Given instruction: Without the pictures, extract every line from the start of the material to the line containing "(R) at (281.5,328);", both ends included.

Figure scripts
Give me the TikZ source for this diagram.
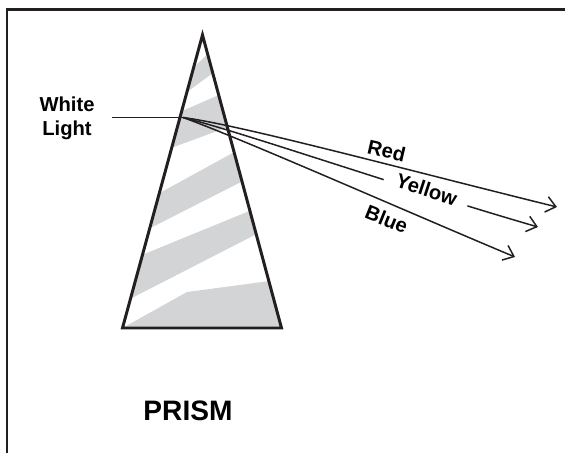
\documentclass[tikz,border=0pt]{standalone}
\usepackage{fontspec}
\setmainfont{Liberation Sans}
\usetikzlibrary{arrows.meta,calc}
\definecolor{bandgray}{RGB}{211,212,214}
\definecolor{inkblack}{RGB}{35,31,32}
\tikzset{
    beam/.style={draw=inkblack, line width=0.85pt},
    ray/.style={beam, -{Straight Barb[length=5.5pt,width=9pt]}},
    band/.style={fill=bandgray},
    lbl/.style={font=\bfseries\fontsize{11.5}{13.5}\selectfont, inner sep=1pt}}

\begin{document}
\begin{tikzpicture}[x=0.02cm, y=-0.02cm]
    \useasboundingbox (0,0) rectangle (565,453);

    % frame: top and left side only
    \draw[inkblack, line width=1.4pt] (6.8,453) -- (6.8,9.5) -- (565,9.5);

    \coordinate (A) at (202.5,35);
    \coordinate (L) at (122.5,328);
    \coordinate (R) at (281.5,328);

    % light bands inside the prism
    \foreach \a/\b/\c/\d in {.11/.065/.13/.195, .26/.205/.315/.385, .54/.40/.50/.66, .75/.60/.68/.90}
        \fill[band] ($(A)!\a!(L)$) -- ($(A)!\b!(R)$) -- ($(A)!\c!(R)$) -- ($(A)!\d!(L)$) -- cycle;
    \fill[band] (L) -- (187,292) -- ($(A)!.84!(R)$) -- (R) -- cycle;

    \draw[inkblack, line width=1.7pt] (A) -- (L) -- (R) -- cycle;

    \node[lbl, align=center] (wl) at (67,118) {White\\Light};
    \coordinate (src) at (112,117.5);
    \coordinate (in) at (183,117.5);
    \draw[beam] (src) -- (in);

    \coordinate (tipR) at (557,207);
    \coordinate (tipY) at (538,227);
    \coordinate (tipB) at (515,257);

    % yellow first, its label knocks a gap out of the line
    \draw[ray] (in) .. controls (240,131.5) and (400,187) .. (tipY);
    \node[lbl, fill=white, inner xsep=7pt, inner ysep=0pt, rotate=-18] (ylbl) at (426.7,189.3) {Yellow};
    \draw[ray] (in) .. controls (240,125) and (400,168.2) .. (tipR);
    \draw[ray] (in) .. controls (240,138) and (400,208.7) .. (tipB);
    \node[lbl, inner sep=0pt, rotate=-13] (rlbl) at (386.7,150.7) {Red};
    \node[lbl, inner sep=0pt, rotate=-22] (blbl) at (386.7,219.3) {Blue};

    \node[font=\bfseries\fontsize{16}{19}\selectfont, anchor=base] (prism) at (188,420) {PRISM};
\end{tikzpicture}
\end{document}
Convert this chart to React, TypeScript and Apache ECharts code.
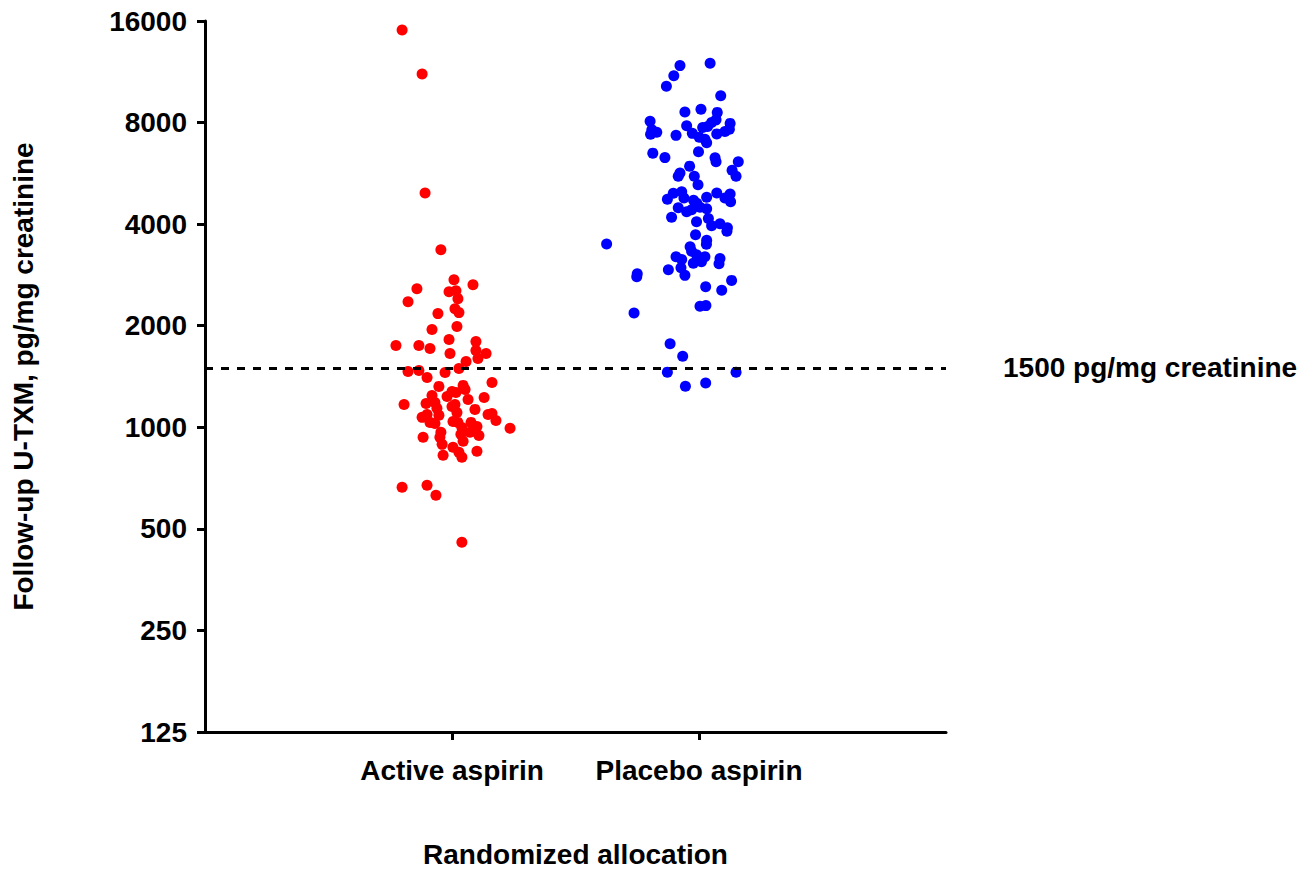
import React, { useEffect, useRef } from "react";
import * as echarts from "echarts";

const CATEGORIES = ["Active aspirin", "Placebo aspirin"];
const Y_TICKS = [125, 250, 500, 1000, 2000, 4000, 8000, 16000];
const THRESHOLD = 1500;
const THRESHOLD_LABEL = "1500 pg/mg creatinine";
const X_TITLE = "Randomized allocation";
const Y_TITLE = "Follow-up U-TXM, pg/mg creatinine";

// Active aspirin: U-TXM values (pg/mg creatinine) and horizontal jitter
const ACTIVE_VALUES = [
  15050, 11150, 4950, 3360, 2738, 2575, 2646, 2523, 2540, 2357,
  2406, 2247, 2187, 2172, 1988, 1948, 1820, 1796, 1747, 1747,
  1712, 1689, 1655, 1655, 1599, 1567, 1464, 1474, 1454, 1494,
  1405, 1358, 1322, 1331, 1295, 1277, 1269, 1243, 1234, 1226,
  1209, 1169, 1177, 1185, 1169, 1153, 1130, 1099, 1085, 1070,
  1092, 1107, 1092, 1048, 1034, 1027, 1041, 1034, 1034, 1006,
  999, 993, 953, 966, 946, 966, 934, 934, 909, 890,
  872, 843, 849, 826, 815, 664, 673, 629, 456, 1138,
];
const ACTIVE_JITTER = [
  -0.202, -0.121, -0.109, -0.045, 0.008, -0.142, 0.085, -0.012, 0.016, -0.178,
  0.024, 0.012, 0.028, -0.057, 0.02, -0.081, -0.012, 0.097, -0.227, -0.134,
  -0.089, 0.097, -0.008, 0.138, 0.105, 0.057, -0.178, -0.134, -0.028, 0.028,
  -0.101, 0.162, -0.053, 0.045, 0.053, 0, 0.016, -0.081, -0.02, 0.13,
  0.065, -0.194, -0.105, -0.069, 0.012, 0, 0.093, 0.162, -0.053, -0.121,
  -0.101, 0.02, 0.146, 0.178, -0.089, -0.069, 0.004, 0.024, 0.077, 0.101,
  0.04, 0.235, 0.036, 0.073, 0.109, -0.045, -0.117, -0.049, 0.045, -0.04,
  0.004, 0.028, 0.101, -0.036, 0.04, -0.202, -0.101, -0.065, 0.04, -0.061,
];

// Placebo aspirin
const PLACEBO_VALUES = [
  11800, 12000, 11020, 10250, 9600, 8605, 8766, 8576, 8149, 8000,
  8066, 7612, 7493, 7391, 7823, 7732, 7785, 7956, 7648, 7524,
  7331, 7432, 7232, 7144, 6966, 7406, 6494, 6298, 6551, 6290,
  6120, 6120, 5943, 5666, 5544, 5544, 5232, 5775, 5544, 4740,
  4938, 4988, 4779, 4473, 4353, 4192, 4708, 4612, 4412, 4488,
  4443, 4805, 4944, 4914, 4660, 4779, 4066, 4156, 3957, 4011,
  3903, 3811, 3721, 3584, 3488, 3429, 3325, 3247, 3203, 3096,
  3203, 3143, 3164, 3054, 2931, 2971, 3064, 3493, 2853, 2795,
  2820, 2725, 2611, 2549, 2283, 2294, 2182, 1768, 1624, 1457,
  1457, 1324, 1352,
];
const PLACEBO_JITTER = [
  -0.077, 0.045, -0.102, -0.132, 0.088, -0.057, 0.008, 0.074, 0.069, 0.051,
  -0.198, -0.191, -0.171, -0.196, -0.05, 0.015, 0.035, 0.126, 0.123, 0.105,
  -0.093, -0.027, 0.001, 0.024, 0.031, 0.072, -0.187, -0.138, -0.002, 0.065,
  0.069, 0.159, -0.038, -0.077, -0.084, -0.019, -0.004, 0.134, 0.15, -0.128,
  -0.104, -0.07, -0.061, -0.084, -0.05, -0.111, -0.022, -0.009, -0.03, 0.004,
  0.031, 0.031, 0.072, 0.126, 0.128, 0.105, -0.01, 0.038, 0.051, 0.085,
  0.115, 0.113, -0.014, 0.031, 0.03, -0.036, -0.03, -0.01, 0.024, 0.01,
  -0.093, -0.07, 0.085, 0.081, -0.124, -0.073, -0.023, -0.374, -0.25, -0.252,
  -0.057, 0.132, 0.027, 0.092, 0.004, 0.028, -0.263, -0.117, -0.066, -0.128,
  0.15, -0.055, 0.027,
];

const FONT = "'Liberation Sans', Arial, Helvetica, sans-serif";

export default function App() {
  const ref = useRef<HTMLDivElement>(null);

  useEffect(() => {
    if (!ref.current) return;
    const chart = echarts.init(ref.current, null, { renderer: "svg" });

    const activeData = ACTIVE_VALUES.map((v, i) => [1 + ACTIVE_JITTER[i], v]);
    const placeboData = PLACEBO_VALUES.map((v, i) => [2 + PLACEBO_JITTER[i], v]);

    const textStyle = { color: "#000", fontFamily: FONT, fontWeight: "bold" as const };

    chart.setOption({
      animation: false,
      backgroundColor: "#fff",
      grid: { left: 205, right: 368, top: 21, bottom: 137, containLabel: false },
      xAxis: {
        type: "value",
        min: 0,
        max: 3,
        name: X_TITLE,
        nameLocation: "middle",
        nameGap: 108,
        nameTextStyle: { ...textStyle, fontSize: 28 },
        splitLine: { show: false },
        axisLine: { show: true, lineStyle: { color: "#000", width: 3 } },
        axisTick: { show: true, customValues: [1, 2], length: 8, lineStyle: { color: "#000", width: 3 } },
        axisLabel: {
          customValues: [1, 2],
          margin: 24,
          ...textStyle,
          fontSize: 28,
          formatter: (v: number) => CATEGORIES[Math.round(v) - 1] ?? "",
        },
      },
      yAxis: {
        type: "log",
        logBase: 2,
        min: 125,
        max: 16000,
        name: Y_TITLE,
        nameLocation: "middle",
        nameRotate: 90,
        nameGap: 168,
        nameTextStyle: { ...textStyle, fontSize: 28 },
        splitLine: { show: false },
        minorTick: { show: false },
        axisLine: { show: true, lineStyle: { color: "#000", width: 3 } },
        axisTick: { show: true, customValues: Y_TICKS, length: 8, lineStyle: { color: "#000", width: 3 } },
        axisLabel: {
          customValues: Y_TICKS,
          margin: 18,
          ...textStyle,
          fontSize: 28,
          formatter: (v: number) => String(Math.round(v)),
        },
      },
      series: [
        {
          name: CATEGORIES[0],
          type: "scatter",
          symbol: "circle",
          symbolSize: 11,
          itemStyle: { color: "#ff0000", opacity: 1 },
          data: activeData,
          z: 2,
        },
        {
          name: CATEGORIES[1],
          type: "scatter",
          symbol: "circle",
          symbolSize: 11,
          itemStyle: { color: "#0000ff", opacity: 1 },
          data: placeboData,
          z: 2,
          markLine: {
            silent: true,
            symbol: "none",
            z: 10,
            lineStyle: { color: "#000", width: 3, type: [8, 8] },
            label: {
              show: true,
              position: "end",
              distance: 57,
              formatter: THRESHOLD_LABEL,
              ...textStyle,
              fontSize: 28,
            },
            data: [{ yAxis: THRESHOLD }],
          },
        },
      ],
    });

    return () => chart.dispose();
  }, []);

  return (
    <div
      ref={ref}
      style={{ position: "absolute", left: 0, top: 0, width: 1314, height: 873, background: "#fff" }}
    />
  );
}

Solution for this task:
Give me the TikZ source for this diagram.
\documentclass[tikz,border=0pt]{standalone}
\usepackage{fontspec}
\setmainfont{Liberation Sans}
\usetikzlibrary{arrows.meta,calc}
\definecolor{bandgray}{RGB}{211,212,214}
\definecolor{inkblack}{RGB}{35,31,32}
\tikzset{
    beam/.style={draw=inkblack, line width=0.85pt},
    ray/.style={beam, -{Straight Barb[length=5.5pt,width=9pt]}},
    band/.style={fill=bandgray},
    lbl/.style={font=\bfseries\fontsize{11.5}{13.5}\selectfont, inner sep=1pt}}

\begin{document}
\begin{tikzpicture}[x=0.02cm, y=-0.02cm]
    \useasboundingbox (0,0) rectangle (565,453);

    % frame: top and left side only
    \draw[inkblack, line width=1.4pt] (6.8,453) -- (6.8,9.5) -- (565,9.5);

    \coordinate (A) at (202.5,35);
    \coordinate (L) at (122.5,328);
    \coordinate (R) at (281.5,328);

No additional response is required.